Après 68, le lycée Buffon, boulevard Pasteur dans le 15ème arrondissement de Paris est un grand établissement (3600 élèves de la 6ème aux classes préparatoires), j’y fais des photos depuis précisément 68 où j’étais une sorte de chroniqueur photographe de la vie du bahut. J’ai commencé à l’instamatic Kodak puis au Canon Ftb… C’était un bahut très, très gauchiste, il y avait des manifs tout le temps et la vie du quartier était très largement perturbée par nos moments politiques : maoïstes, trotskistes, militants de Révolution, communistes ou anars, tout le monde était là…

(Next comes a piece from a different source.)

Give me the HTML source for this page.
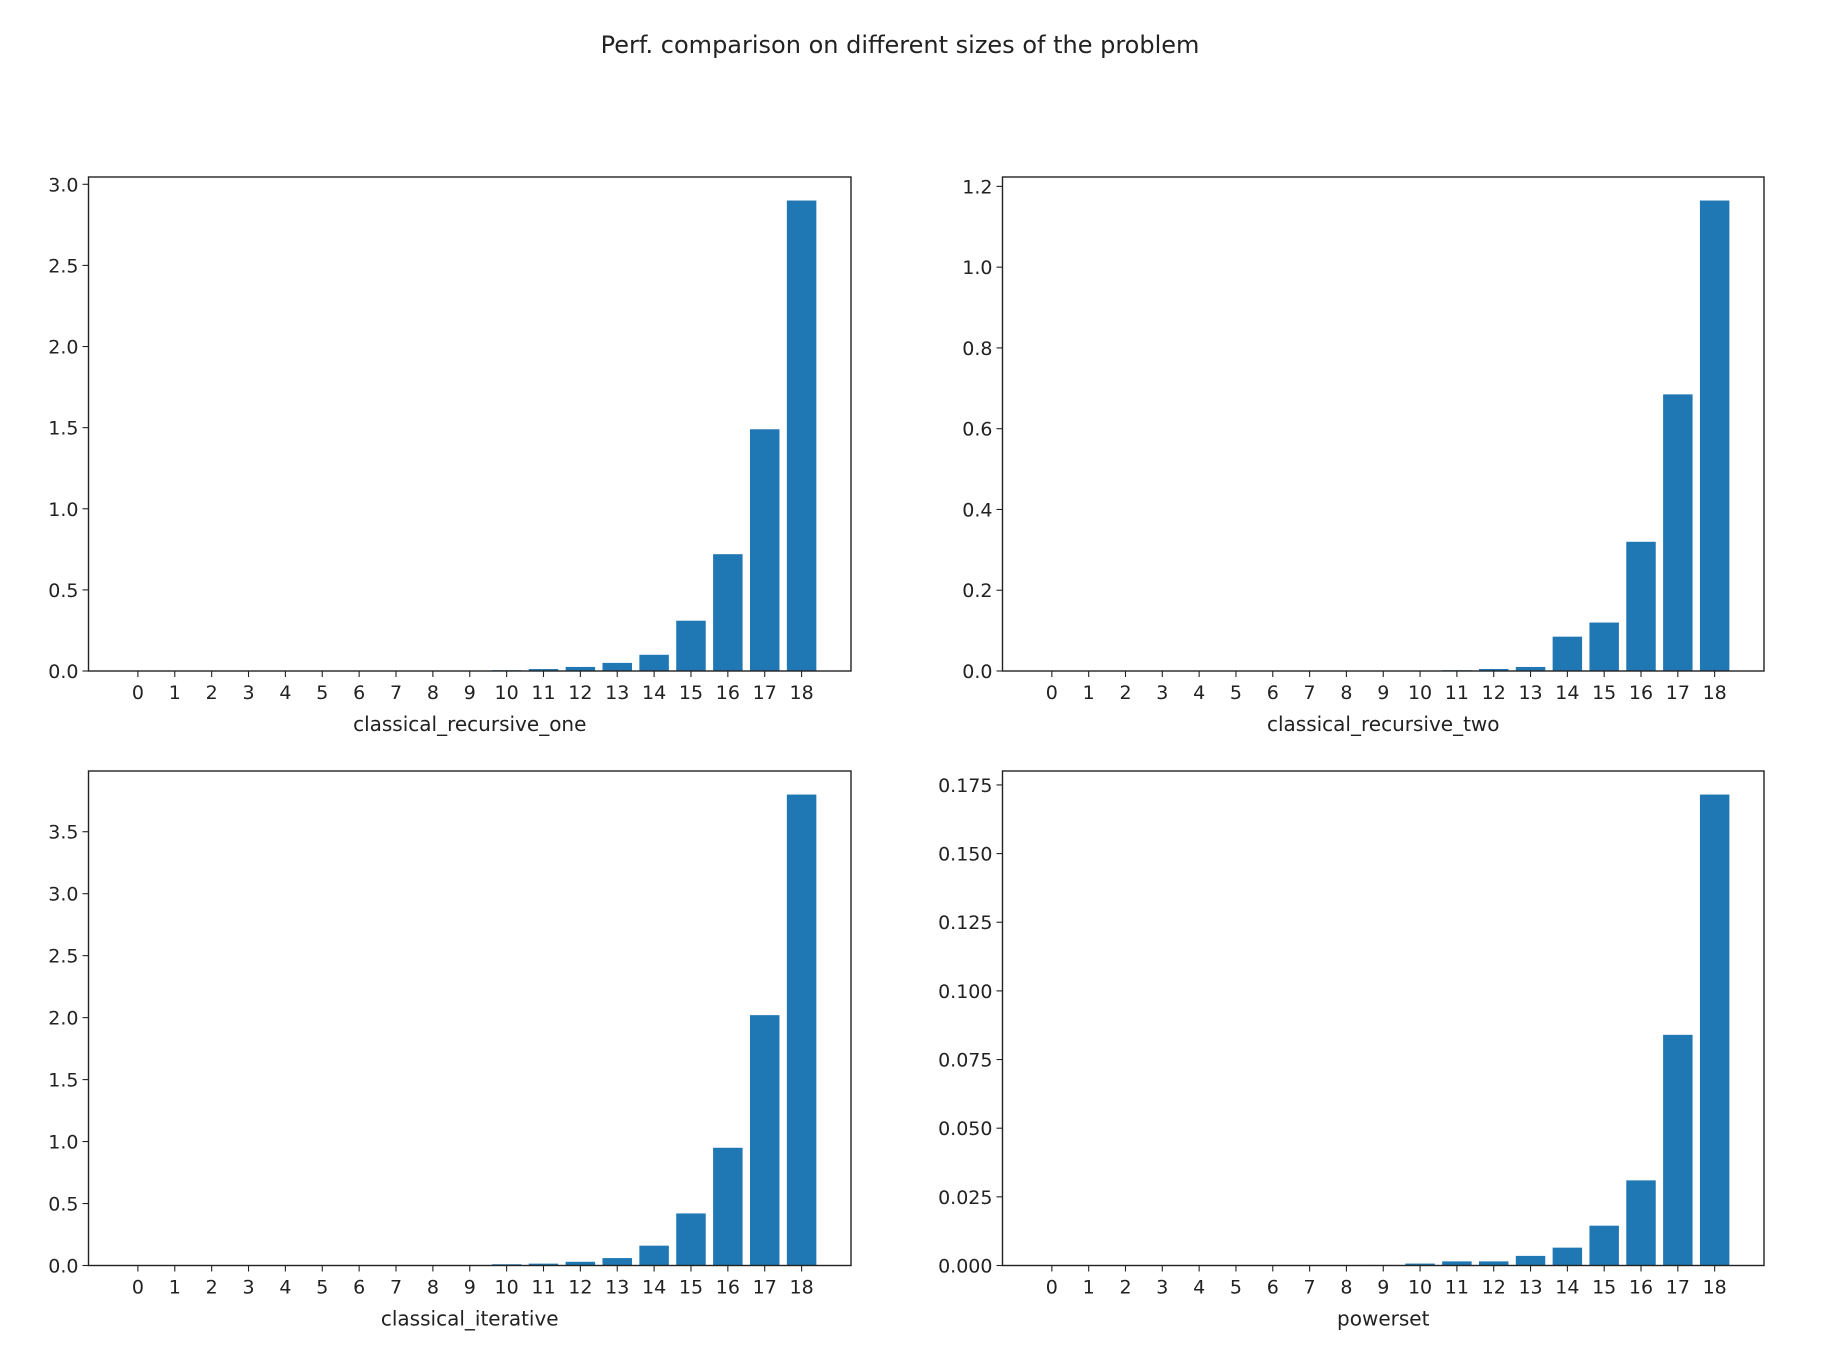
<!DOCTYPE html>
<html><head><meta charset="utf-8"><style>
html,body{margin:0;padding:0;background:#fff;}
svg{display:block;}
text{font-family:"DejaVu Sans","Liberation Sans",sans-serif;fill:#222;}
</style></head><body>
<svg id="fig" width="1822" height="1348" viewBox="0 0 1822 1348" xmlns="http://www.w3.org/2000/svg">
<text x="900" y="53" font-size="24" text-anchor="middle">Perf. comparison on different sizes of the problem</text>
</svg>
<script>
const categories = [0,1,2,3,4,5,6,7,8,9,10,11,12,13,14,15,16,17,18];
const recursiveOneValues = [0,0,0,0,0,0,0,0,0,0.002,0.005,0.012,0.025,0.05,0.10,0.31,0.72,1.49,2.90];
const recursiveTwoValues = [0,0,0,0,0,0,0,0,0,0,0.001,0.002,0.005,0.01,0.085,0.12,0.32,0.685,1.165];
const iterativeValues = [0,0,0,0,0,0,0,0,0,0.004,0.01,0.015,0.03,0.06,0.16,0.42,0.95,2.02,3.80];
const powersetValues = [0,0,0,0,0,0,0,0,0,0.0002,0.0007,0.0015,0.0015,0.0035,0.0065,0.0145,0.031,0.084,0.1715];
const recursiveOneTicks = [0,0.5,1.0,1.5,2.0,2.5,3.0];
const recursiveTwoTicks = [0,0.2,0.4,0.6,0.8,1.0,1.2];
const iterativeTicks = [0,0.5,1.0,1.5,2.0,2.5,3.0,3.5];
const powersetTicks = [0,0.025,0.05,0.075,0.1,0.125,0.15,0.175];
const panelTitles = ["classical_recursive_one","classical_recursive_two","classical_iterative","powerset"];

const NS="http://www.w3.org/2000/svg";
const svg=document.getElementById('fig');
function mk(tag,attrs,parent){const e=document.createElementNS(NS,tag);for(const k in attrs)e.setAttribute(k,attrs[k]);(parent||svg).appendChild(e);return e;}

function panel(slug,L,T,R,B,values,ticks,dec,label){
  const g=mk('g',{});
  
  
  const n=categories.length;
  const xmin=-0.4-(n-0.2)*0.05, xmax=(n-1)+0.4+(n-0.2)*0.05;
  const xs=v=>L+(v-xmin)/(xmax-xmin)*(R-L);
  const ymax=Math.max(...values)*1.05;
  const ys=v=>B-v/ymax*(B-T);
  values.forEach((v,i)=>{
    const x0=xs(categories[i]-0.4),x1=xs(categories[i]+0.4);
    const r=mk('rect',{x:x0,y:ys(v),width:x1-x0,height:Math.max(0,B-ys(v)),fill:'#1f77b4'},g);
    
    
  });
  const fr=mk('rect',{x:L,y:T,width:R-L,height:B-T,fill:'none',stroke:'#222','stroke-width':1.4},g);
  
  
  categories.forEach(c=>{
    const x=xs(c);
    mk('line',{x1:x,y1:B,x2:x,y2:B+6,stroke:'#222','stroke-width':1.1},g);
    const t=mk('text',{x:x,y:B+28,'font-size':19,'text-anchor':'middle'},g);
    t.textContent=String(c);
    
    
  });
  ticks.forEach(v=>{
    const y=ys(v);
    mk('line',{x1:L-6,y1:y,x2:L,y2:y,stroke:'#222','stroke-width':1.1},g);
    const t=mk('text',{x:L-10,y:y+7,'font-size':19,'text-anchor':'end'},g);
    t.textContent=v.toFixed(dec);
    
    
  });
  const xl=mk('text',{x:(L+R)/2,y:B+60,'font-size':20,'text-anchor':'middle'},g);
  xl.textContent=label;
  
  
}
panel('recursive-one',88.5,177,851,671,recursiveOneValues,recursiveOneTicks,1,panelTitles[0]);
panel('recursive-two',1002.5,177,1764,671,recursiveTwoValues,recursiveTwoTicks,1,panelTitles[1]);
panel('iterative',88.5,771,851,1265.5,iterativeValues,iterativeTicks,1,panelTitles[2]);
panel('powerset',1002.5,771,1764,1265.5,powersetValues,powersetTicks,3,panelTitles[3]);
</script>
</body></html>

« De la Résistance à la Révolution »
On s’amusait et on apprenait beaucoup avec des professeurs charismatiques passionnés et passionnants, bref géniaux. Je pense notamment à Jean Pélégri, écrivain de l’Algérie, prof de Français, à Maurice Clavel, auteur de « Messieurs les censeurs, bonsoir » à la télé. Le lendemain, il fut accueilli par les applaudissements de plusieurs centaines d’élèves. Je pense aussi au prof d’Histoire Jean Mairey, directeur de la police nationale pendant la guerre d’Algérie, auteur d’un célèbre rapport accablant contre la torture ; au prof d’Histoire, Robert Chapuis, secrétaire national du PSU après Michel Rocard ; à Gilles Sandier, critique de théâtre, co-animateur du Masque et la Plume sur France Inter ; au prof de Musique, Victoria Fouquet, amie de Stravinski et Kenny Clark, et au prof d’Histoire, Philippe Robrieux, Historien du Parti Communiste, prof d’Histoire et j’en oublie. On notera, en passant que, je n’ai aucun souvenir – sinon négatifs – d’un quelconque prof de Maths…
De Gaulle est mort !
On bloquait souvent la rue de Vaugirard. Une fois, je ne sais plus à quelle occasion, on arrête les voitures. On demande gentiment mais casqués et, armés de matraques d’origines diverses, tout de même, (beaucoup de pieds de tables) une contribution à la lutte.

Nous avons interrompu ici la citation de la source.